Dataset excerpt ::
========================================
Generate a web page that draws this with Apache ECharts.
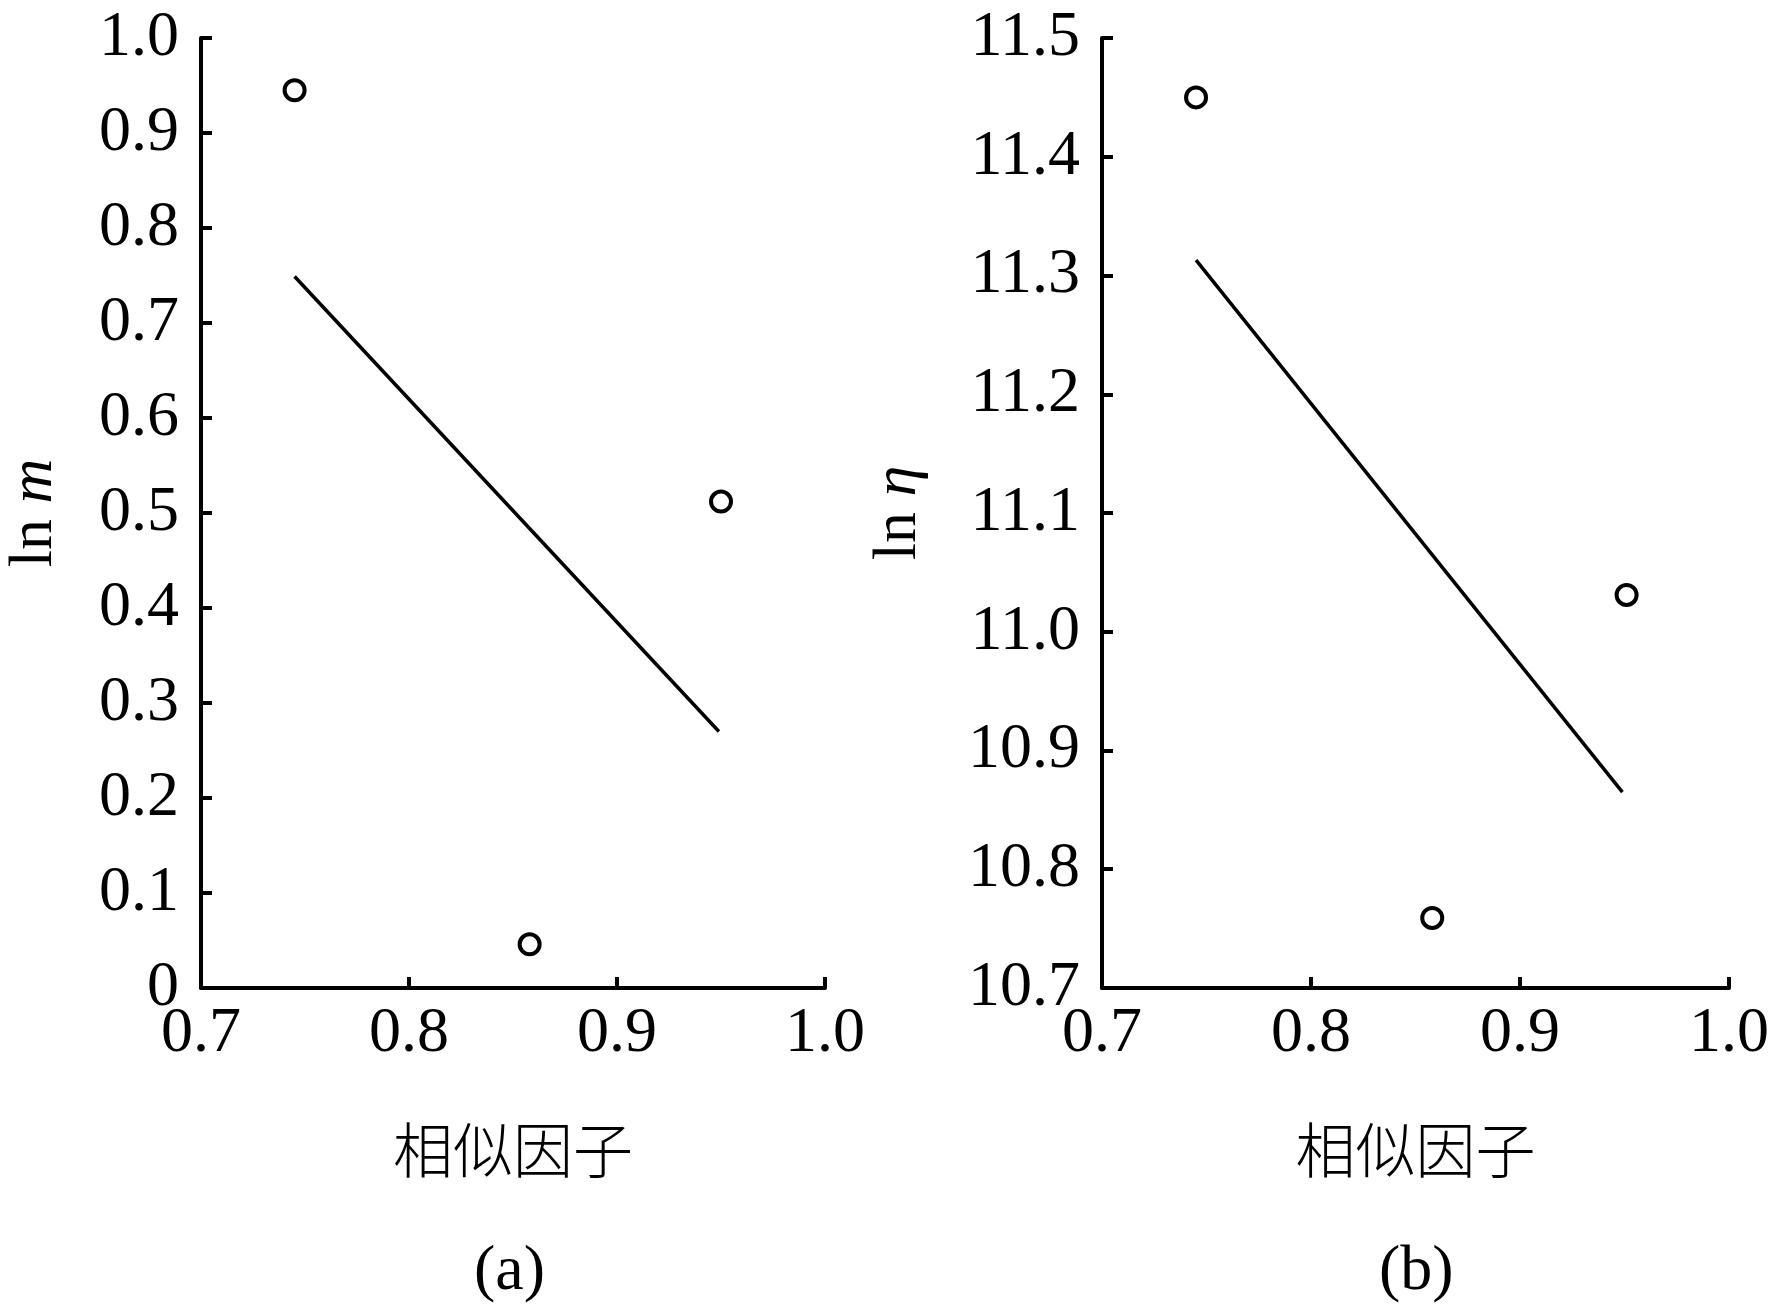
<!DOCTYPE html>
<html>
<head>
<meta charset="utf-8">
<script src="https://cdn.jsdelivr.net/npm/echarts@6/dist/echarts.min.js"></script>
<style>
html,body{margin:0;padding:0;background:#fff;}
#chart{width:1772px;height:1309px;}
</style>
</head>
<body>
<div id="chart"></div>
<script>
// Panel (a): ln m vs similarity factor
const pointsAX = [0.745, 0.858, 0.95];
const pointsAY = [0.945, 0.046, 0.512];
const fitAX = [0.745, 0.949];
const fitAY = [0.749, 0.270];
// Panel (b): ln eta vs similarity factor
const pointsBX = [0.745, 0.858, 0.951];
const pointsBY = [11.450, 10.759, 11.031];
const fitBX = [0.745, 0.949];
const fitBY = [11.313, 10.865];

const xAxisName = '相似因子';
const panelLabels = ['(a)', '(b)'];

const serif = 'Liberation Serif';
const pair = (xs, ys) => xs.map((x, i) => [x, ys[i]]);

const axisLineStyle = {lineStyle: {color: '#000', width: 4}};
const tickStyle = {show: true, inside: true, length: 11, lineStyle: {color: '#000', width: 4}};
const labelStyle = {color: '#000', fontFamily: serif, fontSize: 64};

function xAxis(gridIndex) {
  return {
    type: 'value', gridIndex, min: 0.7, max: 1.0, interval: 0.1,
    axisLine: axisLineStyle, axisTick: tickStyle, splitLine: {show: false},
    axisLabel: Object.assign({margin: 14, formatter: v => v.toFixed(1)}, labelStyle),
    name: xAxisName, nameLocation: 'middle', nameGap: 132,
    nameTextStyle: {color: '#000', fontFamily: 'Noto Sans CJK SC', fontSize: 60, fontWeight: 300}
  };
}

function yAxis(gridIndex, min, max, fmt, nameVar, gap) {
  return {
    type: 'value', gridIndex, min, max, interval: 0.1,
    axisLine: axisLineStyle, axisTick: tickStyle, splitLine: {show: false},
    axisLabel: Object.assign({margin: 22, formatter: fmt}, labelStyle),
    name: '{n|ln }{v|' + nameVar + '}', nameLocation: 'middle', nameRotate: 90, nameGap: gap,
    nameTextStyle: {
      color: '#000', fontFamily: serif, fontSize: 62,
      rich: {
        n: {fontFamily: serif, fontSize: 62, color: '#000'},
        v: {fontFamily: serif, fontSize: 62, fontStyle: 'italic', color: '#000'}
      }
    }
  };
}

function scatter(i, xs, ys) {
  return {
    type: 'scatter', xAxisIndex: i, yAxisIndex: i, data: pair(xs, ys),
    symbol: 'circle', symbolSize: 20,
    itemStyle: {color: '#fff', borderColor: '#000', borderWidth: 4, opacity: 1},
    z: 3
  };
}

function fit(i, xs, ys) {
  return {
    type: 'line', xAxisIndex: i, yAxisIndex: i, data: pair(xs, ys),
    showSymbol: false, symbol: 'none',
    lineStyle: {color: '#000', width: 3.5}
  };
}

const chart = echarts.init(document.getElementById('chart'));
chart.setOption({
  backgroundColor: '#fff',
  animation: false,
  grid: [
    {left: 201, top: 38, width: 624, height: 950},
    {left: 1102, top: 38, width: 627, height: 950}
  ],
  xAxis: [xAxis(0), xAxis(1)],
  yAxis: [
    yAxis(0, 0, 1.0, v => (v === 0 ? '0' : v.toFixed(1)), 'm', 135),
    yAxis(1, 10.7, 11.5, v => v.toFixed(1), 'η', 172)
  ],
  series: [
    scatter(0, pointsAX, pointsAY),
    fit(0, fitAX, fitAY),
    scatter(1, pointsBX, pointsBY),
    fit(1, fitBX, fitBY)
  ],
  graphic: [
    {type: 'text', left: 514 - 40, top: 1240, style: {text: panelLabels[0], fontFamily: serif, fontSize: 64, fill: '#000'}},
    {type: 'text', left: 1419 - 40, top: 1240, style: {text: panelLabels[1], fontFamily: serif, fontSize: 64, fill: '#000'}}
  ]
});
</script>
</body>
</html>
========================================
Task requirements :: Copy the material shown above in full and exactly. Skip the pictures.

Exercise solution ::
Generate a web page that draws this with Apache ECharts.
<!DOCTYPE html>
<html>
<head>
<meta charset="utf-8">
<script src="https://cdn.jsdelivr.net/npm/echarts@6/dist/echarts.min.js"></script>
<style>
html,body{margin:0;padding:0;background:#fff;}
#chart{width:1772px;height:1309px;}
</style>
</head>
<body>
<div id="chart"></div>
<script>
// Panel (a): ln m vs similarity factor
const pointsAX = [0.745, 0.858, 0.95];
const pointsAY = [0.945, 0.046, 0.512];
const fitAX = [0.745, 0.949];
const fitAY = [0.749, 0.270];
// Panel (b): ln eta vs similarity factor
const pointsBX = [0.745, 0.858, 0.951];
const pointsBY = [11.450, 10.759, 11.031];
const fitBX = [0.745, 0.949];
const fitBY = [11.313, 10.865];

const xAxisName = '相似因子';
const panelLabels = ['(a)', '(b)'];

const serif = 'Liberation Serif';
const pair = (xs, ys) => xs.map((x, i) => [x, ys[i]]);

const axisLineStyle = {lineStyle: {color: '#000', width: 4}};
const tickStyle = {show: true, inside: true, length: 11, lineStyle: {color: '#000', width: 4}};
const labelStyle = {color: '#000', fontFamily: serif, fontSize: 64};

function xAxis(gridIndex) {
  return {
    type: 'value', gridIndex, min: 0.7, max: 1.0, interval: 0.1,
    axisLine: axisLineStyle, axisTick: tickStyle, splitLine: {show: false},
    axisLabel: Object.assign({margin: 14, formatter: v => v.toFixed(1)}, labelStyle),
    name: xAxisName, nameLocation: 'middle', nameGap: 132,
    nameTextStyle: {color: '#000', fontFamily: 'Noto Sans CJK SC', fontSize: 60, fontWeight: 300}
  };
}

function yAxis(gridIndex, min, max, fmt, nameVar, gap) {
  return {
    type: 'value', gridIndex, min, max, interval: 0.1,
    axisLine: axisLineStyle, axisTick: tickStyle, splitLine: {show: false},
    axisLabel: Object.assign({margin: 22, formatter: fmt}, labelStyle),
    name: '{n|ln }{v|' + nameVar + '}', nameLocation: 'middle', nameRotate: 90, nameGap: gap,
    nameTextStyle: {
      color: '#000', fontFamily: serif, fontSize: 62,
      rich: {
        n: {fontFamily: serif, fontSize: 62, color: '#000'},
        v: {fontFamily: serif, fontSize: 62, fontStyle: 'italic', color: '#000'}
      }
    }
  };
}

function scatter(i, xs, ys) {
  return {
    type: 'scatter', xAxisIndex: i, yAxisIndex: i, data: pair(xs, ys),
    symbol: 'circle', symbolSize: 20,
    itemStyle: {color: '#fff', borderColor: '#000', borderWidth: 4, opacity: 1},
    z: 3
  };
}

function fit(i, xs, ys) {
  return {
    type: 'line', xAxisIndex: i, yAxisIndex: i, data: pair(xs, ys),
    showSymbol: false, symbol: 'none',
    lineStyle: {color: '#000', width: 3.5}
  };
}

const chart = echarts.init(document.getElementById('chart'));
chart.setOption({
  backgroundColor: '#fff',
  animation: false,
  grid: [
    {left: 201, top: 38, width: 624, height: 950},
    {left: 1102, top: 38, width: 627, height: 950}
  ],
  xAxis: [xAxis(0), xAxis(1)],
  yAxis: [
    yAxis(0, 0, 1.0, v => (v === 0 ? '0' : v.toFixed(1)), 'm', 135),
    yAxis(1, 10.7, 11.5, v => v.toFixed(1), 'η', 172)
  ],
  series: [
    scatter(0, pointsAX, pointsAY),
    fit(0, fitAX, fitAY),
    scatter(1, pointsBX, pointsBY),
    fit(1, fitBX, fitBY)
  ],
  graphic: [
    {type: 'text', left: 514 - 40, top: 1240, style: {text: panelLabels[0], fontFamily: serif, fontSize: 64, fill: '#000'}},
    {type: 'text', left: 1419 - 40, top: 1240, style: {text: panelLabels[1], fontFamily: serif, fontSize: 64, fill: '#000'}}
  ]
});
</script>
</body>
</html>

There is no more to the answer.